When you combine multiple regex features, patterns become expressive:

  • gr[ae]y — character class for the spelling variant.
  • \d{2}:\d{2} — two digits, a colon, two digits (time format).
  • ^(0[1-9]|1[0-2])/(0[1-9]|[12]\d|3[01])$ — a full date validator.

Start simple and add complexity only when tests demand it.

Greedy vs. Lazy

By default, quantifiers are greedy — they match as much text as possible. This often surprises beginners.

Consider matching HTML tags with <.*> against the string <b>bold</b>:

  • Greedy <.*> matches <b>bold</b> — the entire string! The .* gobbles everything up, then backtracks just enough to find the last >.
  • Lazy <.*?> matches <b> and then </b> separately.
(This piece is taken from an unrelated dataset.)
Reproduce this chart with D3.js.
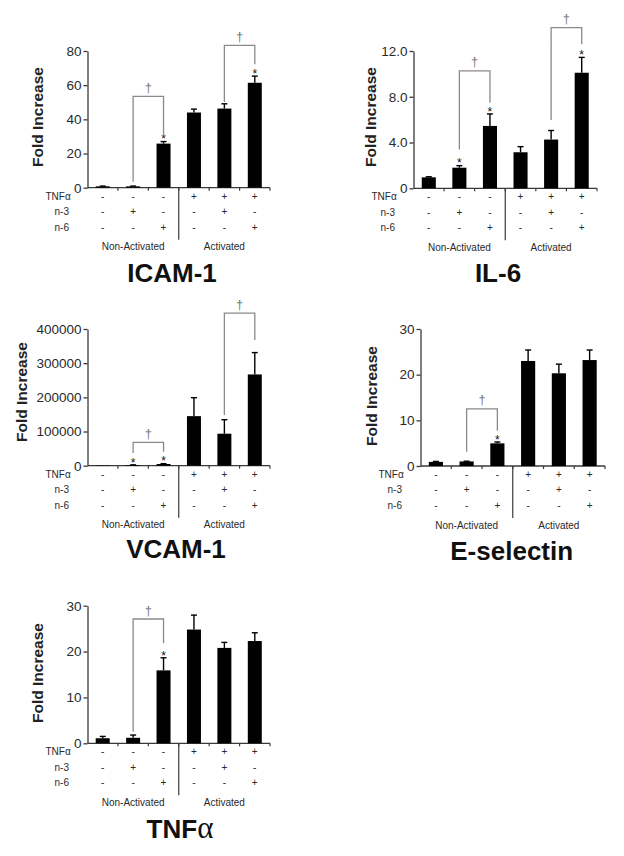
<!DOCTYPE html>
<html>
<head>
<meta charset="utf-8">
<script src="https://cdn.jsdelivr.net/npm/d3@7"></script>
<style>
  html, body { margin: 0; padding: 0; background: #fff; }
  svg { display: block; }
  text { font-family: "Liberation Sans", Arial, sans-serif; }
</style>
</head>
<body>
<svg id="chart" width="624" height="856"></svg>
<script>
// ---------- DATA ----------
const conditions = ["Control", "n-3", "n-6", "TNFα", "TNFα + n-3", "TNFα + n-6"];
const rowLabels = ["TNFα", "n-3", "n-6"];
const rowTNF = ["-", "-", "-", "+", "+", "+"];
const rowN3  = ["-", "+", "-", "-", "+", "-"];
const rowN6  = ["-", "-", "+", "-", "-", "+"];
const groupLabels = ["Non-Activated", "Activated"];
const yLabel = "Fold Increase";

const icamValues = [0.8, 0.8, 25.8, 44.0, 46.3, 61.4];
const icamErrors = [0.15, 0.15, 1.2, 2.0, 2.8, 3.9];
const icamTicks = [0, 20, 40, 60, 80];
const icamStars = [2, 5];
// [from, to, left end, right end, top] in data units
const icamBrackets = [[1, 2, 3.5, 30.8, 53.5], [4, 5, 50.2, 72.2, 83.3]];

const il6Values = [0.96, 1.8, 5.45, 3.15, 4.26, 10.1];
const il6Errors = [0.05, 0.18, 1.05, 0.49, 0.79, 1.34];
const il6Ticks = [0, 4, 8, 12];
const il6TickLabels = ["0", "4.0", "8.0", "12.0"];
const il6Stars = [1, 2, 5];
const il6Brackets = [[1, 2, 3.4, 7.47, 10.27], [4, 5, 5.98, 12.6, 14.04]];

const vcamValues = [1000, 2000, 5000, 145000, 93600, 267000];
const vcamErrors = [0, 500, 1000, 54000, 41000, 64000];
const vcamTicks = [0, 100000, 200000, 300000, 400000];
const vcamStars = [1, 2];
const vcamBrackets = [[1, 2, 37100, 40900, 68400], [4, 5, 148000, 367500, 446500]];

const eselValues = [0.9, 1.0, 4.96, 23.0, 20.3, 23.2];
const eselErrors = [0.1, 0.05, 0.3, 2.4, 2.0, 2.2];
const eselTicks = [0, 10, 20, 30];
const eselStars = [2];
const eselBrackets = [[1, 2, 3.1, 7.7, 12.5]];

const tnfValues = [1.1, 1.2, 15.9, 24.8, 20.8, 22.3];
const tnfErrors = [0.4, 0.6, 2.75, 3.15, 1.2, 1.8];
const tnfTicks = [0, 10, 20, 30];
const tnfStars = [2];
const tnfBrackets = [[1, 2, 2.5, 21.8, 27.1]];

// ---------- LAYOUT ----------
const panels = [
  { title: "ICAM-1", values: icamValues, errors: icamErrors, ticks: icamTicks, tickLabels: null,
    stars: icamStars, brackets: icamBrackets, max: 80,
    left: 87.5, right: 270, bottom: 187.7, top: 51, titleX: 172, titleY: 282, labX: 42.7, labY: 117 },
  { title: "IL-6", values: il6Values, errors: il6Errors, ticks: il6Ticks, tickLabels: il6TickLabels,
    stars: il6Stars, brackets: il6Brackets, max: 12,
    left: 413.5, right: 597, bottom: 188.3, top: 51, titleX: 498, titleY: 281.7, labX: 376, labY: 117 },
  { title: "VCAM-1", values: vcamValues, errors: vcamErrors, ticks: vcamTicks, tickLabels: null,
    stars: vcamStars, brackets: vcamBrackets, max: 400000,
    left: 87.5, right: 270, bottom: 465.7, top: 329, titleX: 176, titleY: 558.3, labX: 26.7, labY: 392 },
  { title: "E-selectin", values: eselValues, errors: eselErrors, ticks: eselTicks, tickLabels: null,
    stars: eselStars, brackets: eselBrackets, max: 30,
    left: 420.5, right: 605, bottom: 466, top: 329, titleX: 511.7, titleY: 560, labX: 376.7, labY: 396 },
  { title: "TNFα", values: tnfValues, errors: tnfErrors, ticks: tnfTicks, tickLabels: null,
    stars: tnfStars, brackets: tnfBrackets, max: 30,
    left: 87.5, right: 270, bottom: 743.3, top: 605.7, titleX: 180, titleY: 838.3, labX: 43.3, labY: 673 }
];

const svg = d3.select("#chart");
svg.append("rect").attr("width", 624).attr("height", 856).attr("fill", "#fff");

const AXIS = "#3a3a3a", TXT = "#2a2a2a", BRK = "#8a8a8a";

function drawPanel(p) {
  const g = svg.append("g");
  const x = d3.scaleBand().domain(conditions).range([p.left, p.right])
    .paddingInner(0.54).paddingOuter(0.27);
  const y = d3.scaleLinear().domain([0, p.max]).range([p.bottom, p.top]);
  const cx = c => x(c) + x.bandwidth() / 2;
  const boundary = i => x(conditions[i]) + x.bandwidth() / 2 + x.step() / 2;

  // Y axis
  const yAxis = d3.axisLeft(y).tickValues(p.ticks).tickSize(4).tickSizeOuter(0).tickPadding(2)
    .tickFormat((d, i) => p.tickLabels ? p.tickLabels[i] : String(d));
  const ya = g.append("g").attr("transform", `translate(${p.left},0)`).call(yAxis);
  ya.select(".domain").attr("stroke", AXIS).attr("stroke-width", 1.3);
  ya.selectAll(".tick line").attr("stroke", AXIS).attr("stroke-width", 1.3);
  ya.selectAll(".tick text").attr("fill", TXT).attr("font-size", 13.5)
    .attr("font-family", "Liberation Sans, Arial, sans-serif");

  // X axis line and boundary ticks
  g.append("line").attr("x1", p.left).attr("x2", p.right).attr("y1", p.bottom).attr("y2", p.bottom)
    .attr("stroke", AXIS).attr("stroke-width", 1.3);
  g.selectAll("line.xt").data(conditions).join("line").attr("class", "xt")
    .attr("x1", (d, i) => boundary(i)).attr("x2", (d, i) => boundary(i))
    .attr("y1", p.bottom).attr("y2", p.bottom + 3)
    .attr("stroke", AXIS).attr("stroke-width", 1.2);

  // Bars
  g.selectAll("rect.bar").data(p.values).join("rect").attr("class", "bar")
    .attr("x", (d, i) => x(conditions[i])).attr("width", x.bandwidth())
    .attr("y", d => y(d)).attr("height", d => Math.max(0, p.bottom - y(d)))
    .attr("fill", "#000");

  // Error bars (upper only)
  p.values.forEach((v, i) => {
    const e = p.errors[i];
    if (e <= 0) return;
    const xc = cx(conditions[i]);
    g.append("line").attr("x1", xc).attr("x2", xc).attr("y1", y(v)).attr("y2", y(v + e))
      .attr("stroke", "#000").attr("stroke-width", 1.4);
    g.append("line").attr("x1", xc - 3).attr("x2", xc + 3).attr("y1", y(v + e)).attr("y2", y(v + e))
      .attr("stroke", "#000").attr("stroke-width", 1.4);
  });

  // Asterisks
  p.stars.forEach(i => {
    g.append("text").attr("x", cx(conditions[i])).attr("y", y(p.values[i] + p.errors[i]) + 1.8)
      .attr("text-anchor", "middle").attr("font-size", 12).attr("fill", "#111").text("*");
  });

  // Brackets with daggers
  p.brackets.forEach(b => {
    const [a, c, le, re, top] = b;
    const xa = cx(conditions[a]), xb = cx(conditions[c]);
    g.append("path")
      .attr("d", `M${xa},${y(le)}V${y(top)}H${xb}V${y(re)}`)
      .attr("fill", "none").attr("stroke", BRK).attr("stroke-width", 1.3);
    g.append("text").attr("x", (xa + xb) / 2).attr("y", y(top) - 4.5)
      .attr("text-anchor", "middle").attr("font-size", 13).attr("fill", "#777").text("†");
  });

  // Condition rows
  const rows = [rowTNF, rowN3, rowN6];
  const rowOff = [8.3, 23.8, 39.3];
  rows.forEach((r, ri) => {
    const yy = p.bottom + rowOff[ri] + 3.5;
    g.append("text").attr("x", p.left - (ri === 0 ? 42 : 33)).attr("y", yy)
      .attr("font-size", 10).attr("fill", TXT).text(rowLabels[ri]);
    g.selectAll(null).data(r).join("text")
      .attr("x", (d, i) => cx(conditions[i])).attr("y", yy)
      .attr("text-anchor", "middle").attr("font-size", 10).attr("fill", TXT).text(d => d);
  });

  // Separator
  g.append("line").attr("x1", boundary(2)).attr("x2", boundary(2))
    .attr("y1", p.bottom).attr("y2", p.bottom + 52)
    .attr("stroke", AXIS).attr("stroke-width", 1.2);

  // Group labels
  const gx = [(p.left + boundary(2)) / 2, (boundary(2) + p.right) / 2];
  groupLabels.forEach((t, i) => {
    g.append("text").attr("x", gx[i]).attr("y", p.bottom + 62.5).attr("text-anchor", "middle")
      .attr("font-size", 10).attr("fill", TXT).text(t);
  });

  // Y label
  g.append("text").attr("transform", `translate(${p.labX},${p.labY}) rotate(-90)`)
    .attr("text-anchor", "middle").attr("font-size", 15.5).attr("font-weight", "bold")
    .attr("fill", "#222").text(yLabel);

  // Title
  const t = g.append("text").attr("x", p.titleX).attr("y", p.titleY).attr("text-anchor", "middle")
    .attr("font-size", 26).attr("font-weight", "bold").attr("fill", "#111");
  if (p.title.endsWith("α")) {
    t.append("tspan").text(p.title.slice(0, -1));
    t.append("tspan").attr("font-family", "Liberation Serif, serif").attr("font-weight", "normal")
      .attr("font-size", 31).text("α");
  } else {
    t.text(p.title);
  }
}

panels.forEach(drawPanel);
</script>
</body>
</html>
Adding ? after the quantifier makes it match as little as possible.

The lazy versions: *?, +?, ??, {n,m}?

Use the step-through visualizer in the first exercise below to see exactly how the engine behaves differently in each mode.

Groups & Capturing

Parentheses (...) serve two purposes:

  1. Grouping: Treat multiple characters as a single unit for quantifiers. (na){2,} means “the sequence na repeated 2 or more times” — matching nana, nanana, etc.

  2. Capturing: The engine remembers what each group matched, which is useful in search-and-replace operations (backreferences like \1 or $1).

If you only need grouping without capturing, use a non-capturing group: (?:...)

Lookaheads & Lookbehinds

Lookaround assertions check what comes before or after the current position without including it in the match. They are “zero-width” — they don’t consume characters.

Syntax Name Meaning
(?=...) Positive lookahead What follows must match ...
(?!...) Negative lookahead What follows must NOT match ...
(?<=...) Positive lookbehind What precedes must match ...
(?<!...) Negative lookbehind What precedes must NOT match ...

A classic use case: password validation. To require at least one digit AND one uppercase letter, you can chain lookaheads at the start: ^(?=.*\d)(?=.*[A-Z]).+$. Each lookahead checks a condition independently, and the .+ at the end actually consumes the string.

Lookbehinds are useful for extracting values after a known prefix — like capturing dollar amounts after a $ sign without including the $ itself.